Bu kapsamda destinasyon markalaşması, “Bir destinasyonu tanımlamak, rakiplerinden ayırmak ve olumlu bir imaj geliştirmek için birbiriyle tutarlı marka ögelerinin (isim, sembol, logo, slogan vb.) seçilmesi” şeklinde tanımlanmaktadır. Diğer bir ifadeyle destinasyon markalaşması; bir destinasyonu rakiplerinden farklılaştırmak ve destinasyonun kendine özgü kimliğini hedef pazara -bazen de yerel halka- iletmek üzere kullanılan bir pazarlama aracıdır. Bu kapsamda, destinasyon markalaşmasının temel fonksiyonları kimlik, yaratma ve farklılaştırmadır. Destinasyonun sahip olduğu somut (sahiller, tarihi alanlar vb.) ve soyut (kültür, tarih vb.) özellikler onun marka kimliğinin ögeleri olurken, bunların rakiplerden farklı ve özgün olması, dolayısıyla rekabet avantajı sağlaması durumunda ise destinasyon güçlü bir marka olarak yorumlanabilmektedir.
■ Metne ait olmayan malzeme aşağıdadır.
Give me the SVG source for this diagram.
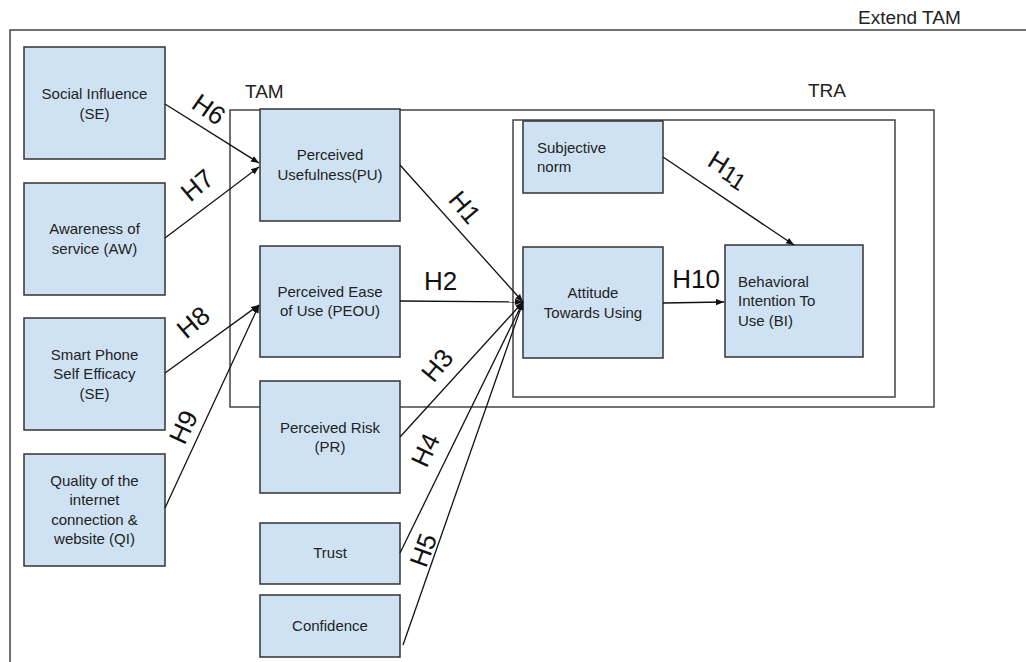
<svg xmlns="http://www.w3.org/2000/svg" width="1026" height="662" viewBox="0 0 1026 662">
  <style>
    .frame { fill: none; stroke: #444; stroke-width: 1.5; }
    .box { fill: #cfe2f3; stroke: #333; stroke-width: 1.5; }
    .lbl { font-family: "Liberation Sans", Arial, sans-serif; font-size: 15px; fill: #222; }
    .mid { text-anchor: middle; }
    .title { font-family: "Liberation Sans", Arial, sans-serif; font-size: 19px; fill: #222; }
    .hyp { font-family: "Liberation Sans", Arial, sans-serif; font-size: 26px; fill: #111; text-anchor: middle; }
    .edge { stroke: #111; stroke-width: 1.3; fill: none; marker-end: url(#arrow); }
  </style>
  <defs>
    <marker id="arrow" viewBox="0 0 10 10" refX="10" refY="5" markerWidth="8" markerHeight="8" markerUnits="userSpaceOnUse" orient="auto">
      <path d="M0,1 L10,5 L0,9 z" fill="#111"/>
    </marker>
  </defs>
  <rect width="1026" height="662" fill="#fff"/>

  <!-- model frames -->
  <g id="frames">
    <rect class="frame" x="10" y="30" width="1030" height="700"/>
    <text class="title" x="858" y="24">Extend TAM</text>
    <rect class="frame" x="230" y="110" width="704" height="297"/>
    <text class="title" x="245" y="98">TAM</text>
    <rect class="frame" x="513" y="120" width="382" height="277"/>
    <text class="title" x="808" y="97">TRA</text>
  </g>

  <!-- external factors -->
  <g id="social-influence">
    <rect class="box" x="24" y="47" width="141" height="112"/>
    <text class="lbl mid" x="94.5" y="99">Social Influence</text>
    <text class="lbl mid" x="94.5" y="119">(SE)</text>
  </g>
  <g id="awareness">
    <rect class="box" x="24" y="183" width="141" height="112"/>
    <text class="lbl mid" x="94.5" y="234">Awareness of</text>
    <text class="lbl mid" x="94.5" y="254">service (AW)</text>
  </g>
  <g id="self-efficacy">
    <rect class="box" x="24" y="318" width="141" height="112"/>
    <text class="lbl mid" x="94.5" y="360">Smart Phone</text>
    <text class="lbl mid" x="94.5" y="379">Self Efficacy</text>
    <text class="lbl mid" x="94.5" y="399">(SE)</text>
  </g>
  <g id="quality">
    <rect class="box" x="24" y="454" width="141" height="112"/>
    <text class="lbl mid" x="94.5" y="486">Quality of the</text>
    <text class="lbl mid" x="94.5" y="505">internet</text>
    <text class="lbl mid" x="94.5" y="525">connection &amp;</text>
    <text class="lbl mid" x="94.5" y="544">website (QI)</text>
  </g>

  <!-- TAM constructs -->
  <g id="usefulness">
    <rect class="box" x="260" y="109" width="140" height="112"/>
    <text class="lbl mid" x="330" y="160">Perceived</text>
    <text class="lbl mid" x="330" y="180">Usefulness(PU)</text>
  </g>
  <g id="ease-of-use">
    <rect class="box" x="260" y="246" width="140" height="111"/>
    <text class="lbl mid" x="330" y="297">Perceived Ease</text>
    <text class="lbl mid" x="330" y="316">of Use (PEOU)</text>
  </g>
  <g id="risk">
    <rect class="box" x="260" y="381" width="140" height="112"/>
    <text class="lbl mid" x="330" y="433">Perceived Risk</text>
    <text class="lbl mid" x="330" y="452">(PR)</text>
  </g>
  <g id="trust">
    <rect class="box" x="260" y="523" width="140" height="61"/>
    <text class="lbl mid" x="330" y="558">Trust</text>
  </g>
  <g id="confidence">
    <rect class="box" x="260" y="595" width="140" height="62"/>
    <text class="lbl mid" x="330" y="631">Confidence</text>
  </g>

  <!-- TRA constructs -->
  <g id="subjective-norm">
    <rect class="box" x="523" y="121" width="140" height="72"/>
    <text class="lbl" x="537" y="153">Subjective</text>
    <text class="lbl" x="537" y="172">norm</text>
  </g>
  <g id="attitude">
    <rect class="box" x="523" y="247" width="140" height="111"/>
    <text class="lbl mid" x="593" y="298">Attitude</text>
    <text class="lbl mid" x="593" y="318">Towards Using</text>
  </g>
  <g id="intention">
    <rect class="box" x="725" y="245" width="138" height="112"/>
    <text class="lbl" x="738" y="287">Behavioral</text>
    <text class="lbl" x="738" y="306">Intention To</text>
    <text class="lbl" x="738" y="326">Use (BI)</text>
  </g>

  <!-- hypothesised paths -->
  <g id="connectors">
    <line class="edge" x1="165" y1="104" x2="259" y2="163"/>
    <line class="edge" x1="165" y1="238" x2="259" y2="167"/>
    <line class="edge" x1="165" y1="373" x2="259" y2="305"/>
    <line class="edge" x1="165" y1="508" x2="259" y2="305"/>
    <line class="edge" x1="400" y1="165" x2="523" y2="302"/>
    <line class="edge" x1="400" y1="301" x2="523" y2="302"/>
    <line class="edge" x1="400" y1="437" x2="523" y2="302"/>
    <line class="edge" x1="400" y1="553" x2="523" y2="302"/>
    <line class="edge" x1="403" y1="645" x2="523" y2="302"/>
    <line class="edge" x1="663" y1="303" x2="724" y2="302"/>
    <line class="edge" x1="663" y1="157" x2="794" y2="245"/>

    <text class="hyp" transform="translate(209,109) rotate(35)" dy="0.36em">H6</text>
    <text class="hyp" transform="translate(197,185) rotate(-40)" dy="0.36em">H7</text>
    <text class="hyp" transform="translate(193,322) rotate(-40)" dy="0.36em">H8</text>
    <text class="hyp" transform="translate(183,427) rotate(-65)" dy="0.36em">H9</text>
    <text class="hyp" transform="translate(465,207) rotate(50)" dy="0.36em">H1</text>
    <text class="hyp" x="440.5" y="290">H2</text>
    <text class="hyp" transform="translate(437,365) rotate(-50)" dy="0.36em">H3</text>
    <text class="hyp" transform="translate(425,450) rotate(-65)" dy="0.36em">H4</text>
    <text class="hyp" transform="translate(423,550) rotate(-70)" dy="0.36em">H5</text>
    <text class="hyp" x="696" y="288">H10</text>
    <text class="hyp" transform="translate(729,168) rotate(32)" dy="0.36em">H<tspan font-size="23" dy="3">1</tspan><tspan font-size="23" dy="2">1</tspan></text>
  </g>
</svg>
Destinasyon markalaşması, özünde bir destinasyonun hedef pazarını etkileyebilecek eşsiz özelliklerinin öne çıkarılması ve rakiplerinden farklı bir yerde konumlandırılması amacıyla yürütülen marka çalışmalarını ifade etmektedir. Burada hedeflenen, bireylerin destinasyon tercihini olumlu şekilde etkileyebilecek bir destinasyon imajının yaratılmasıdır. Böylece, destinasyona hem daha fazla turist çekilebilecek hem de yatırımcıların bölgeye olan ilgisi arttırılabilecektir. Markalaşmış destinasyonların dünya çapında elde ettiği başarı ve itibar, destinasyon veya ülke düzeyindeki yönetim ve pazarlama örgütlerinin markalaşma stratejileri için daha fazla kaynak ayırmasına neden olmaktadır. Örneğin; yakın tarihe kadar bir çöl kenti olan Dubai, destinasyon markalaşması üzerine ciddi adımlar atmış ve günümüzde lüks tesisleri, ünlü alışveriş merkezleri, ürün çeşitliliği ve sunduğu farklı deneyimler sayesinde dünyaca ünlü bir marka destinasyon olmuştur. Las Vegas destinasyonu ise kumar ve eğlence mekanlarına yapılan büyük yatırımlar neticesinde bu alanda önemli bir marka haline getirilmiştir. Günümüzde Las Vegas’ın destinasyon imajı, kumar ve eğlence ile özdeşleşmiş durumdadır. Kapadokya, sunduğu otantik konaklama hizmeti ve eşsiz balon deneyimi sayesinde bir marka olmuştur. Antalya ise, deniz-kum-güneş özelliğini bir marka çağrışımı olarak kullanmakta, bu özelliğini marka kimliğine başarıyla yansıtmaktadır. Destinasyonun marka kimliği ile hedef pazarın (örneğin kuzeyli turistler) destinasyon imajı birbiriyle örtüştüğünden, Antalya her geçen yıl daha fazla turist ağırlamaktadır. Marka bir destinasyon haline gelen Antalya’da, marka değerinin güçlendirilmesi için halen otel kalitesi ve her şey dahil hizmetin niteliğinin arttırılması gibi çalışmalar yürütülmektedir.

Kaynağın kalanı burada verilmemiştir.